Report the count of lines that carry the string "matplotlib", and add nothing.

* PROVIDED MATERIAL
########################################

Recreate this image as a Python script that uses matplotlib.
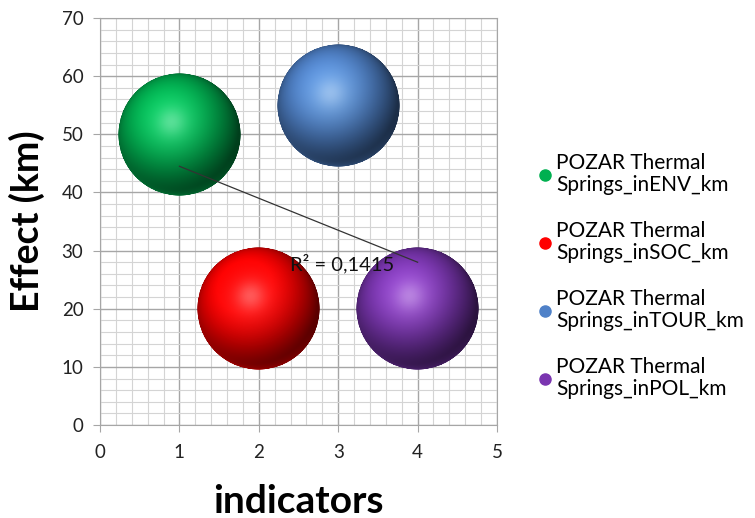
import numpy as np
import matplotlib
matplotlib.use("Agg")
import matplotlib.pyplot as plt
from matplotlib.colors import to_rgb
from matplotlib.lines import Line2D
from matplotlib.offsetbox import OffsetImage, AnnotationBbox

plt.rcParams['font.family'] = ['Lato', 'DejaVu Sans']

# bubble data
indicators = [1, 2, 3, 4]
effect_km = [50, 20, 55, 20]
series = ["POZAR Thermal\nSprings_inENV_km",
          "POZAR Thermal\nSprings_inSOC_km",
          "POZAR Thermal\nSprings_inTOUR_km",
          "POZAR Thermal\nSprings_inPOL_km"]
colors = ["#00b050", "#ff0000", "#4f81c8", "#7a35b0"]

DPI = 100
BUBBLE_PX = 123


def sphere(color, n=300):
    # shaded ball as an RGBA array
    yy, xx = np.mgrid[-1:1:n * 1j, -1:1:n * 1j]
    y = -yy
    r2 = xx ** 2 + y ** 2
    z = np.sqrt(np.clip(1 - r2, 0, 1))
    L = np.array([-0.25, 0.4, 0.88])
    L /= np.linalg.norm(L)
    diff = np.clip(xx * L[0] + y * L[1] + z * L[2], 0, 1)
    base = np.array(to_rgb(color))
    rgb = base[None, None, :] * (0.36 + 0.75 * diff[..., None] ** 1.3)
    H = L + np.array([0, 0, 1.0])
    H /= np.linalg.norm(H)
    hl = np.clip(xx * H[0] + y * H[1] + z * H[2], 0, 1)
    # broad tinted glow plus a small soft highlight
    glow = hl ** 8 * 0.35
    light = np.clip(base * 1.0 + 0.35, 0, 1)
    rgb = rgb + glow[..., None] * (light[None, None, :] - rgb)
    spec = hl ** 40 * 0.25
    rgb = rgb + spec[..., None] * (1 - rgb)
    # reflected light along the lower rim
    rim = (1 - z) ** 2 * np.clip(-y - xx * 0.4, 0, 1) * 0.45
    rgb = rgb + rim[..., None] * (base[None, None, :] * 1.05 - rgb)
    rgb = np.clip(rgb, 0, 1)
    alpha = np.clip((1 - np.sqrt(r2)) * n / 2, 0, 1)
    return np.dstack([rgb, alpha])


fig = plt.figure(figsize=(7.55, 5.18), dpi=DPI)
ax = fig.add_axes([0.1325, 0.1795, 0.5258, 0.7857])

ax.set_xlim(0, 5)
ax.set_ylim(0, 70)
ax.set_xticks(np.arange(0, 6, 1))
ax.set_yticks(np.arange(0, 71, 10))
ax.set_xticks(np.arange(0, 5.01, 0.2), minor=True)
ax.set_yticks(np.arange(0, 70.1, 2), minor=True)
ax.grid(which='major', color='#a6a6a6', lw=1.0)
ax.grid(which='minor', color='#d4d4d4', lw=0.8)
ax.set_axisbelow(True)
ax.tick_params(which='major', direction='out', length=5, color='#a6a6a6',
               labelsize=13.5, labelcolor='#222222')
ax.tick_params(axis='x', pad=9)
ax.tick_params(axis='y', pad=7)
ax.tick_params(which='minor', length=0)
for s in ax.spines.values():
    s.set_color('#a6a6a6')

for x, y, c in zip(indicators, effect_km, colors):
    img = OffsetImage(sphere(c), zoom=BUBBLE_PX / 300 * 72 / DPI)
    ab = AnnotationBbox(img, (x, y), frameon=False, pad=0, zorder=3)
    ax.add_artist(ab)

# linear trendline through the bubble centres
xs = np.array(indicators, dtype=float)
ys = np.array(effect_km, dtype=float)
slope, intercept = np.polyfit(xs, ys, 1)
fit = slope * xs + intercept
r2 = 1 - np.sum((ys - fit) ** 2) / np.sum((ys - ys.mean()) ** 2)
xl = np.array([xs.min(), xs.max()])
ax.plot(xl, slope * xl + intercept, color='#333333', lw=0.9, zorder=4)
ax.text(2.39, 27.8, "R² = " + f"{r2:.4f}".replace('.', ','), fontsize=14.5,
        va='center', ha='left', color='#111111', zorder=5)

ax.set_xlabel("indicators", fontsize=28, fontweight='bold', labelpad=16)
ax.set_ylabel("Effect (km)", fontsize=27, fontweight='bold', labelpad=12)

handles = [Line2D([], [], ls='', marker='o', markersize=8, markerfacecolor=c,
                  markeredgecolor=c) for c in colors]
leg = fig.legend(handles, series, loc='center left',
                 bbox_to_anchor=(0.686, 0.467), frameon=False, fontsize=15,
                 handletextpad=0.15, handlelength=0.8, labelspacing=1.25)
for t in leg.get_texts():
    t.set_linespacing(1.12)

fig.savefig("out.png", dpi=DPI)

########################################

* FINAL RESULT
7